Machinability is the lowest of the four grades, though "low" is relative — 7075 still machines faster and with less tool wear than any stainless steel or carbon steel. The material is harder on cutting tools, generates more heat, and is more prone to residual stress that can cause thin-walled parts to warp after machining. Chip formation is acceptable but not as clean as 6061.
7075 has lower corrosion resistance than 6061 and does not produce a high-quality anodized finish (copper and zinc in the alloy cause surface inconsistency). Raw material costs are roughly twice those of 6061.
Best fit: High-load structural parts, tooling plates, precision fixtures, and any component where the strength-to-weight ratio is the primary selection criterion. Use 7075 when 6061's 45 ksi tensile strength isn't enough for the application — and not otherwise.
Start with the application requirements, not the alloy.
What corrosion environment does the part see? If the part contacts moisture, chemicals, or outdoor air without a protective coating, 6061 is the safest choice. If the part is internal, coated, or plated, corrosion resistance is less relevant and 2011 becomes viable.
Does the part need to be anodized? If yes, and if the finish needs to look even and consistent (especially with dyed colors), 6061 is the only reliable option among the four. Type III hardcoat anodizing is possible on 2024 and 7075 but with some cosmetic inconsistency.
What are the structural loads? If the part carries moderate loads or serves as a housing/enclosure, 6061 handles it. If the part is a structural bracket or fixture under high static loads, 7075 provides the margin. If the part sees cyclic loads (vibration, repeated flexing, rotating), 2024's fatigue resistance becomes the deciding factor.

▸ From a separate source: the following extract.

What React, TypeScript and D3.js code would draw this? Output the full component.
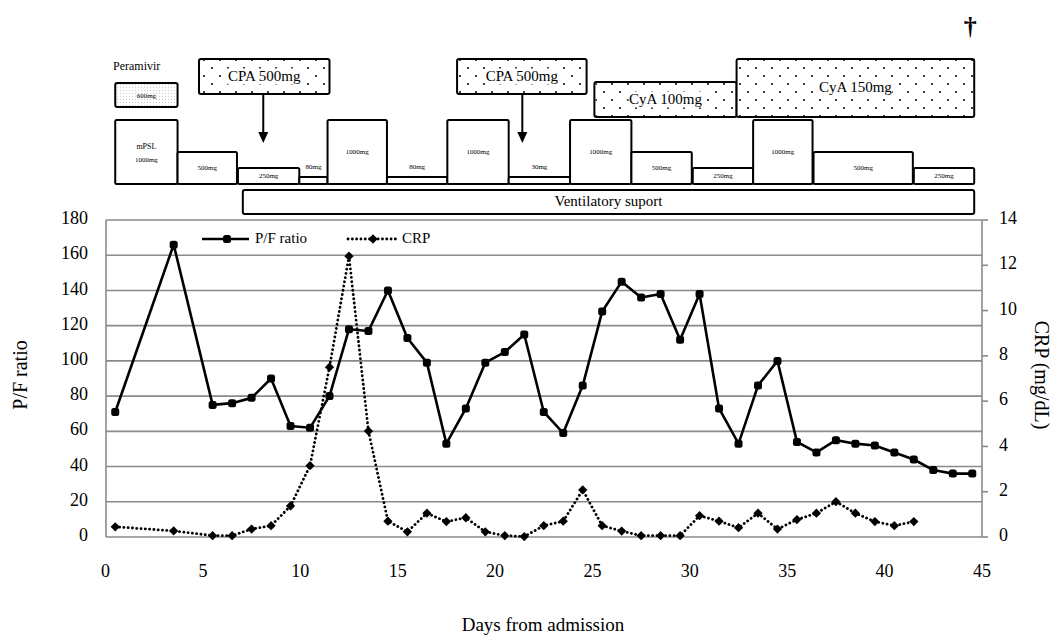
import React, { useEffect, useRef } from "react";
import * as d3 from "d3";

// P/F ratio (left axis)
const pfDays = [0.5, 3.5, 5.5, 6.5, 7.5, 8.5, 9.5, 10.5, 11.5, 12.5, 13.5, 14.5, 15.5, 16.5, 17.5, 18.5, 19.5, 20.5, 21.5, 22.5, 23.5, 24.5, 25.5, 26.5, 27.5, 28.5, 29.5, 30.5, 31.5, 32.5, 33.5, 34.5, 35.5, 36.5, 37.5, 38.5, 39.5, 40.5, 41.5, 42.5, 43.5, 44.5];
const pfValues = [71, 166, 75, 76, 79, 90, 63, 62, 80, 118, 117, 140, 113, 99, 53, 73, 99, 105, 115, 71, 59, 86, 128, 145, 136, 138, 112, 138, 73, 53, 86, 100, 54, 48, 55, 53, 52, 48, 44, 38, 36, 36];

// CRP mg/dL (right axis)
const crpDays = [0.5, 3.5, 5.5, 6.5, 7.5, 8.5, 9.5, 10.5, 11.5, 12.5, 13.5, 14.5, 15.5, 16.5, 17.5, 18.5, 19.5, 20.5, 21.5, 22.5, 23.5, 24.5, 25.5, 26.5, 27.5, 28.5, 29.5, 30.5, 31.5, 32.5, 33.5, 34.5, 35.5, 36.5, 37.5, 38.5, 39.5, 40.5, 41.5];
const crpValues = [0.45, 0.27, 0.06, 0.06, 0.35, 0.5, 1.37, 3.15, 7.5, 12.4, 4.68, 0.7, 0.23, 1.05, 0.68, 0.85, 0.23, 0.06, 0.02, 0.5, 0.7, 2.08, 0.5, 0.26, 0.06, 0.06, 0.06, 0.94, 0.7, 0.41, 1.05, 0.35, 0.77, 1.05, 1.56, 1.05, 0.68, 0.5, 0.68];

const xTicks = [0, 5, 10, 15, 20, 25, 30, 35, 40, 45];
const leftTicks = [0, 20, 40, 60, 80, 100, 120, 140, 160, 180];
const rightTicks = [0, 2, 4, 6, 8, 10, 12, 14];

// mPSL pulse / taper blocks
const steroidStart = [0.5, 3.7, 6.8, 9.95, 11.4, 14.45, 17.55, 20.7, 23.85, 27.0, 30.15, 33.25, 36.35, 41.5];
const steroidEnd = [3.7, 6.75, 9.95, 11.4, 14.45, 17.55, 20.7, 23.85, 27.0, 30.1, 33.25, 36.3, 41.45, 44.6];
const steroidDose = [1000, 500, 250, 80, 1000, 80, 1000, 30, 1000, 500, 250, 1000, 500, 250];

// immunosuppressants
const immunoLabels = ["CPA 500mg", "CPA 500mg", "CyA 100mg", "CyA 150mg"];
const immunoStart = [4.8, 18.05, 25.1, 32.4];
const immunoEnd = [11.5, 24.7, 32.4, 44.6];
const cpaArrowDays = [8.1, 21.4];

const peramivirSpan = [0.5, 3.7];
const ventSpan = [7.05, 44.6];
const deathDay = 44.4;

const FONT = "Liberation Serif, serif";

export default function App() {
  const ref = useRef<SVGSVGElement>(null);

  useEffect(() => {
    const svg = d3.select(ref.current);
    svg.selectAll("*").remove();

    const top = 220,
      bottom = 537,
      left = 106,
      right = 982;

    const x = d3.scaleLinear().domain([0, 45]).range([105.5, 982]);
    const yL = d3.scaleLinear().domain([0, 180]).range([bottom, top]);
    const yR = d3.scaleLinear().domain([0, 14]).range([bottom, top]);
    const doseH = d3.scaleLinear().domain([0, 1000]).range([0, 64]);

    const defs = svg.append("defs");
    const dots = defs
      .append("pattern")
      .attr("id", "dots")
      .attr("patternUnits", "userSpaceOnUse")
      .attr("width", 16)
      .attr("height", 16);
    dots.append("circle").attr("cx", 4).attr("cy", 4).attr("r", 1.1).attr("fill", "#111");
    dots.append("circle").attr("cx", 12).attr("cy", 12).attr("r", 1.1).attr("fill", "#111");
    const fine = defs
      .append("pattern")
      .attr("id", "fine")
      .attr("patternUnits", "userSpaceOnUse")
      .attr("width", 3)
      .attr("height", 3);
    fine.append("rect").attr("width", 1).attr("height", 1).attr("fill", "#ccc");

    // ---- treatment diagram ----
    const g = svg.append("g").attr("font-family", FONT);

    g.append("text")
      .attr("x", 113)
      .attr("y", 67)
      .attr("dominant-baseline", "middle")
      .attr("font-size", 12)
      .text("Peramivir");
    g.append("rect")
      .attr("x", x(peramivirSpan[0]))
      .attr("y", 83)
      .attr("width", x(peramivirSpan[1]) - x(peramivirSpan[0]))
      .attr("height", 24)
      .attr("rx", 2)
      .attr("fill", "url(#fine)")
      .attr("stroke", "#000")
      .attr("stroke-width", 2);
    g.append("text")
      .attr("x", (x(peramivirSpan[0]) + x(peramivirSpan[1])) / 2)
      .attr("y", 96)
      .attr("text-anchor", "middle")
      .attr("dominant-baseline", "middle")
      .attr("font-size", 7)
      .text("600mg");

    // immunosuppressant boxes
    const immunoRows = [
      [59, 94],
      [59, 94],
      [82, 117],
      [59, 117],
    ];
    immunoLabels.forEach((lab, i) => {
      const x0 = x(immunoStart[i]),
        x1 = x(immunoEnd[i]);
      const [y0, y1] = immunoRows[i];
      g.append("rect")
        .attr("x", x0)
        .attr("y", y0)
        .attr("width", x1 - x0)
        .attr("height", y1 - y0)
        .attr("rx", 2)
        .attr("fill", "#fff")
        .attr("stroke", "#000")
        .attr("stroke-width", 2);
      g.append("rect")
        .attr("x", x0 + 1)
        .attr("y", y0 + 1)
        .attr("width", x1 - x0 - 2)
        .attr("height", y1 - y0 - 2)
        .attr("fill", "url(#dots)");
      const tw = lab.length * 8.2;
      g.append("rect")
        .attr("x", (x0 + x1) / 2 - tw / 2)
        .attr("y", (y0 + y1) / 2 - 8)
        .attr("width", tw)
        .attr("height", 16)
        .attr("fill", "#fff");
      g.append("text")
        .attr("x", (x0 + x1) / 2)
        .attr("y", (y0 + y1) / 2 + 1)
        .attr("text-anchor", "middle")
        .attr("dominant-baseline", "middle")
        .attr("font-size", 15)
        .text(lab);
    });

    // CPA arrows
    cpaArrowDays.forEach((d) => {
      const ax = x(d);
      g.append("line")
        .attr("x1", ax)
        .attr("x2", ax)
        .attr("y1", 94)
        .attr("y2", 134)
        .attr("stroke", "#000")
        .attr("stroke-width", 2);
      g.append("path")
        .attr("d", `M${ax - 5},132 L${ax + 5},132 L${ax},143 Z`)
        .attr("fill", "#000");
    });

    // mPSL blocks
    const base = 184;
    steroidDose.forEach((dose, i) => {
      const x0 = x(steroidStart[i]),
        x1 = x(steroidEnd[i]);
      const h = Math.max(7, doseH(dose));
      g.append("rect")
        .attr("x", x0)
        .attr("y", base - h)
        .attr("width", x1 - x0)
        .attr("height", h)
        .attr("rx", 1.5)
        .attr("fill", "#fff")
        .attr("stroke", "#000")
        .attr("stroke-width", 2);
      const cx = (x0 + x1) / 2;
      let ty = base - h / 2;
      if (h <= 7) ty = 167;
      if (i === 0) {
        g.append("text")
          .attr("x", cx)
          .attr("y", 147)
          .attr("text-anchor", "middle")
          .attr("dominant-baseline", "middle")
          .attr("font-size", 8)
          .text("mPSL");
        ty = 160;
      }
      g.append("text")
        .attr("x", cx)
        .attr("y", ty)
        .attr("text-anchor", "middle")
        .attr("dominant-baseline", "middle")
        .attr("font-size", 7)
        .text(dose + "mg");
    });

    // ventilatory support
    g.append("rect")
      .attr("x", x(ventSpan[0]))
      .attr("y", 190)
      .attr("width", x(ventSpan[1]) - x(ventSpan[0]))
      .attr("height", 24)
      .attr("rx", 2)
      .attr("fill", "#fff")
      .attr("stroke", "#000")
      .attr("stroke-width", 2);
    g.append("text")
      .attr("x", (x(ventSpan[0]) + x(ventSpan[1])) / 2)
      .attr("y", 203)
      .attr("text-anchor", "middle")
      .attr("dominant-baseline", "middle")
      .attr("font-size", 15)
      .text("Ventilatory suport");

    g.append("text")
      .attr("x", x(deathDay))
      .attr("y", 29)
      .attr("text-anchor", "middle")
      .attr("dominant-baseline", "middle")
      .attr("font-size", 26)
      .attr("font-weight", "bold")
      .text("\u2020");

    // ---- chart ----
    const c = svg.append("g").attr("font-family", FONT);

    c.selectAll(".grid")
      .data(leftTicks)
      .join("line")
      .attr("x1", left)
      .attr("x2", right)
      .attr("y1", (d) => yL(d))
      .attr("y2", (d) => yL(d))
      .attr("stroke", "#8a8a8a")
      .attr("stroke-width", 1.6);
    c.append("line")
      .attr("x1", left)
      .attr("x2", left)
      .attr("y1", top)
      .attr("y2", bottom)
      .attr("stroke", "#8a8a8a")
      .attr("stroke-width", 1.6);
    c.append("line")
      .attr("x1", right)
      .attr("x2", right)
      .attr("y1", top)
      .attr("y2", bottom)
      .attr("stroke", "#8a8a8a")
      .attr("stroke-width", 1.6);
    c.selectAll(".rtick")
      .data(rightTicks)
      .join("line")
      .attr("x1", right)
      .attr("x2", right + 6)
      .attr("y1", (d) => yR(d))
      .attr("y2", (d) => yR(d))
      .attr("stroke", "#8a8a8a")
      .attr("stroke-width", 1.6);

    c.selectAll(".ltxt")
      .data(leftTicks)
      .join("text")
      .attr("x", 88)
      .attr("y", (d) => yL(d))
      .attr("text-anchor", "end")
      .attr("dominant-baseline", "middle")
      .attr("font-size", 18)
      .text((d) => d);
    c.selectAll(".rtxt")
      .data(rightTicks)
      .join("text")
      .attr("x", 999)
      .attr("y", (d) => yR(d))
      .attr("text-anchor", "start")
      .attr("dominant-baseline", "middle")
      .attr("font-size", 18)
      .text((d) => d);
    c.selectAll(".xtxt")
      .data(xTicks)
      .join("text")
      .attr("x", (d) => x(d))
      .attr("y", 573)
      .attr("text-anchor", "middle")
      .attr("dominant-baseline", "middle")
      .attr("font-size", 18)
      .text((d) => d);

    c.append("text")
      .attr("transform", "translate(22,375) rotate(-90)")
      .attr("text-anchor", "middle")
      .attr("dominant-baseline", "middle")
      .attr("font-size", 20)
      .text("P/F ratio");
    c.append("text")
      .attr("transform", "translate(1040,375) rotate(90)")
      .attr("text-anchor", "middle")
      .attr("dominant-baseline", "middle")
      .attr("font-size", 20)
      .text("CRP (mg/dL)");
    c.append("text")
      .attr("x", 543)
      .attr("y", 627)
      .attr("text-anchor", "middle")
      .attr("dominant-baseline", "middle")
      .attr("font-size", 19)
      .text("Days from admission");

    // CRP
    const crpLine = d3
      .line<number>()
      .x((d, i) => x(crpDays[i]))
      .y((d) => yR(d));
    c.append("path")
      .attr("d", crpLine(crpValues))
      .attr("fill", "none")
      .attr("stroke", "#000")
      .attr("stroke-width", 2.8)
      .attr("stroke-linecap", "round")
      .attr("stroke-dasharray", "0.1,4.2");
    const diamond = d3.symbol().type(d3.symbolDiamond2).size(55);
    c.selectAll(".crpm")
      .data(crpValues)
      .join("path")
      .attr("transform", (d, i) => `translate(${x(crpDays[i])},${yR(d)})`)
      .attr("d", diamond)
      .attr("fill", "#000");

    // P/F
    const pfLine = d3
      .line<number>()
      .x((d, i) => x(pfDays[i]))
      .y((d) => yL(d));
    c.append("path")
      .attr("d", pfLine(pfValues))
      .attr("fill", "none")
      .attr("stroke", "#000")
      .attr("stroke-width", 2.6)
      .attr("stroke-linejoin", "round");
    c.selectAll(".pfm")
      .data(pfValues)
      .join("rect")
      .attr("x", (d, i) => x(pfDays[i]) - 4)
      .attr("y", (d) => yL(d) - 4)
      .attr("width", 8)
      .attr("height", 8)
      .attr("rx", 2.5)
      .attr("fill", "#000");

    // legend
    const lg = c.append("g").attr("font-size", 15);
    lg.append("line")
      .attr("x1", 202)
      .attr("x2", 249)
      .attr("y1", 239)
      .attr("y2", 239)
      .attr("stroke", "#000")
      .attr("stroke-width", 2.6);
    lg.append("rect")
      .attr("x", 223)
      .attr("y", 235)
      .attr("width", 8)
      .attr("height", 8)
      .attr("rx", 2.5)
      .attr("fill", "#000");
    lg.append("text")
      .attr("x", 255)
      .attr("y", 240)
      .attr("dominant-baseline", "middle")
      .text("P/F ratio");
    lg.append("line")
      .attr("x1", 348)
      .attr("x2", 396)
      .attr("y1", 239)
      .attr("y2", 239)
      .attr("stroke", "#000")
      .attr("stroke-width", 2.8)
      .attr("stroke-linecap", "round")
      .attr("stroke-dasharray", "0.1,4.2");
    lg.append("path")
      .attr("transform", "translate(373,239)")
      .attr("d", diamond)
      .attr("fill", "#000");
    lg.append("text")
      .attr("x", 402)
      .attr("y", 240)
      .attr("dominant-baseline", "middle")
      .text("CRP");
  }, []);

  return (
    <svg
      ref={ref}
      width={1062}
      height={639}
      style={{ position: "absolute", left: 0, top: 0, background: "#fff" }}
    />
  );
}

What's the production volume? On runs of 10,000+ parts, 2011's superior machinability reduces per-part cost enough to matter in the total order price. On lower volumes (100–1,000 parts), the machining cost difference between 2011 and 6061 is smaller, and 6061's broader utility often makes it the simpler choice.
Does the part need to be welded? Only 6061 welds reliably among these four grades. If the machined component is part of a welded assembly, 6061 is the only practical option.

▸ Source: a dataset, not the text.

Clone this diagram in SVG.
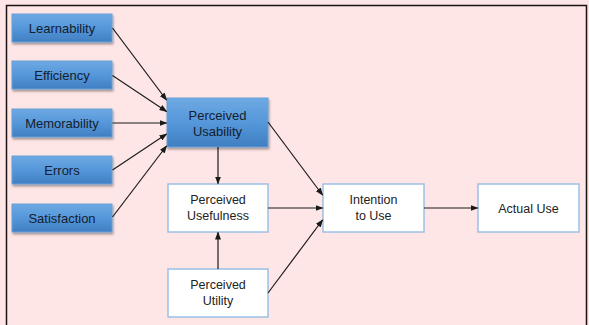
<svg xmlns="http://www.w3.org/2000/svg" width="589" height="325" viewBox="0 0 589 325">
<defs>
<linearGradient id="blue" x1="0" y1="0" x2="0" y2="1">
<stop offset="0" stop-color="#6ea9e2"/>
<stop offset="0.5" stop-color="#5597da"/>
<stop offset="1" stop-color="#3f7fc2"/>
</linearGradient>
<filter id="sh" x="-10%" y="-10%" width="130%" height="140%">
<feDropShadow dx="1" dy="2" stdDeviation="1.2" flood-color="#000" flood-opacity="0.35"/>
</filter>
<marker id="ah" markerWidth="8" markerHeight="6" refX="7" refY="3" orient="auto" markerUnits="userSpaceOnUse">
<path d="M0,0 L8,3 L0,6 Z" fill="#1a1a1a"/>
</marker>
</defs>
<style>
.b rect{fill:url(#blue);stroke:#6b9fd6;stroke-width:1;filter:url(#sh)}
.w rect{fill:#fff;stroke:#9cc0e6;stroke-width:1.5}
text{font-family:"Liberation Sans",Arial,sans-serif;font-size:12.5px;text-anchor:middle;fill:#222}
.b text{font-size:13px;fill:#14202e}
.c line{stroke:#1a1a1a;stroke-width:1.2;marker-end:url(#ah)}
</style>
<rect x="0" y="0" width="589" height="325" fill="#ffe6e6"/>
<path d="M6.5,325 V5.5 H586.5 V325" fill="none" stroke="#1a1111" stroke-width="1.5"/>
<g id="learnability" class="b"><rect x="12" y="14" width="100" height="28"/><text x="62" y="32.5">Learnability</text></g>
<g id="efficiency" class="b"><rect x="12" y="61" width="100" height="28"/><text x="62" y="80">Efficiency</text></g>
<g id="memorability" class="b"><rect x="12" y="109" width="100" height="28"/><text x="62" y="128">Memorability</text></g>
<g id="errors" class="b"><rect x="12" y="156" width="100" height="28"/><text x="62" y="175">Errors</text></g>
<g id="satisfaction" class="b"><rect x="12" y="204" width="100" height="28"/><text x="62" y="222.5">Satisfaction</text></g>
<g id="perceived-usability" class="b"><rect x="167" y="98" width="101" height="49"/><text x="217.5" y="120">Perceived</text><text x="217.5" y="136">Usability</text></g>
<g id="perceived-usefulness" class="w"><rect x="168" y="184" width="100" height="48"/><text x="218" y="204">Perceived</text><text x="218" y="220">Usefulness</text></g>
<g id="perceived-utility" class="w"><rect x="168" y="269" width="100" height="48"/><text x="218" y="289">Perceived</text><text x="218" y="305">Utility</text></g>
<g id="intention-to-use" class="w"><rect x="323" y="184" width="101" height="48"/><text x="373.5" y="204">Intention</text><text x="373.5" y="220">to Use</text></g>
<g id="actual-use" class="w"><rect x="478" y="184" width="101" height="48"/><text x="528.5" y="212.5">Actual Use</text></g>
<g id="connectors" class="c">
<line x1="112.5" y1="28" x2="166.5" y2="100"/>
<line x1="112.5" y1="75.5" x2="166.5" y2="111.5"/>
<line x1="112.5" y1="123" x2="166.5" y2="123"/>
<line x1="112.5" y1="170" x2="166.5" y2="134"/>
<line x1="112.5" y1="217" x2="166.5" y2="146"/>
<line x1="218" y1="147" x2="218" y2="183.5"/>
<line x1="268" y1="122" x2="322.5" y2="195"/>
<line x1="268" y1="208" x2="322.5" y2="208"/>
<line x1="268" y1="293" x2="322.5" y2="220"/>
<line x1="218" y1="269" x2="218" y2="232.5"/>
<line x1="424" y1="208" x2="477.5" y2="208"/>
</g>
</svg>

On a simple turned part — say a 1" diameter fitting with a thread, a bore, and a chamfer — switching from 6061 to 2011 might reduce cycle time by 20–30%. On a run of 50,000 pieces, that cycle time reduction translates to meaningful savings in machine hours, tool changes, and production days.

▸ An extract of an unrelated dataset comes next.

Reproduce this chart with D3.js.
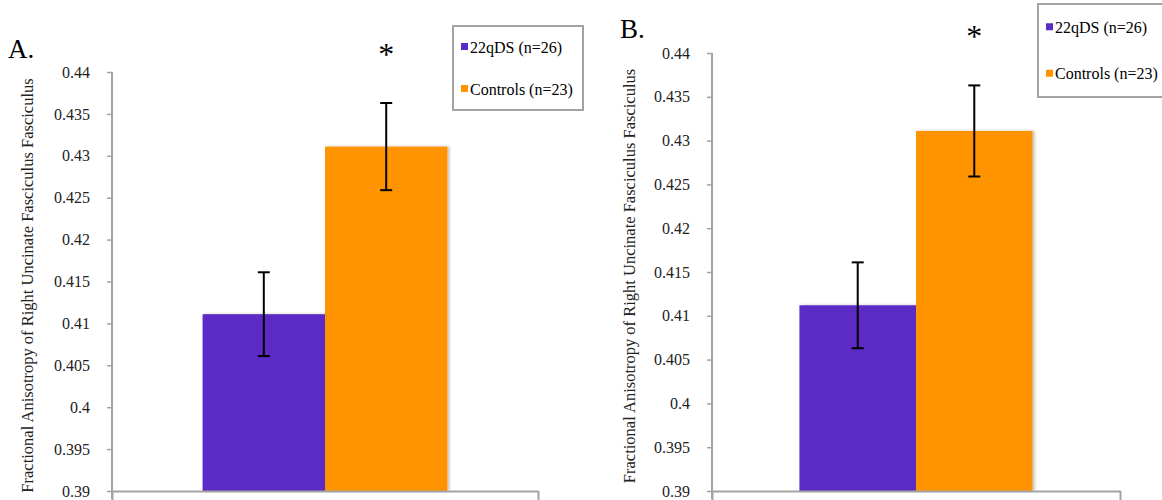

On a milled housing with pockets, bores, and tapped holes, the difference between 6061 and 7075 is smaller — perhaps 10–15% longer cycle time for 7075, plus higher raw material cost. The gap widens on parts with deep pockets or thin walls, where 7075's residual stress requires lighter passes to prevent warping.
The machining cost difference between grades rarely justifies choosing the wrong material for the application.
Specifying 2011 to save on machining when the part needs 6061's corrosion resistance means paying for a coating or accepting early failure. Specifying 7075 for a bracket that only sees 20 ksi stress means paying for strength the part never uses. Match the grade to the actual requirement, and the economics follow.
Include the alloy and temper designation: "6061-T6," not just "aluminum." If you have flexibility on grade, note it — "6061-T6 preferred, 2011-T3 acceptable" gives the shop the option to quote the most efficient material for the production method.
Specify tolerances based on function, not habit. Aluminum holds ±0.002" to ±0.005" routinely across all four grades. Tighter tolerances (±0.001" or below) are achievable but add cost — and on aluminum, thermal expansion management becomes part of the process. If only two features on the part need ±0.001", call those out and leave the rest at ±0.005".
If anodizing is required, state the type (II or III), thickness if critical, and color. This information affects the grade recommendation — if the shop knows the part will be anodized, they won't quote it in 2011.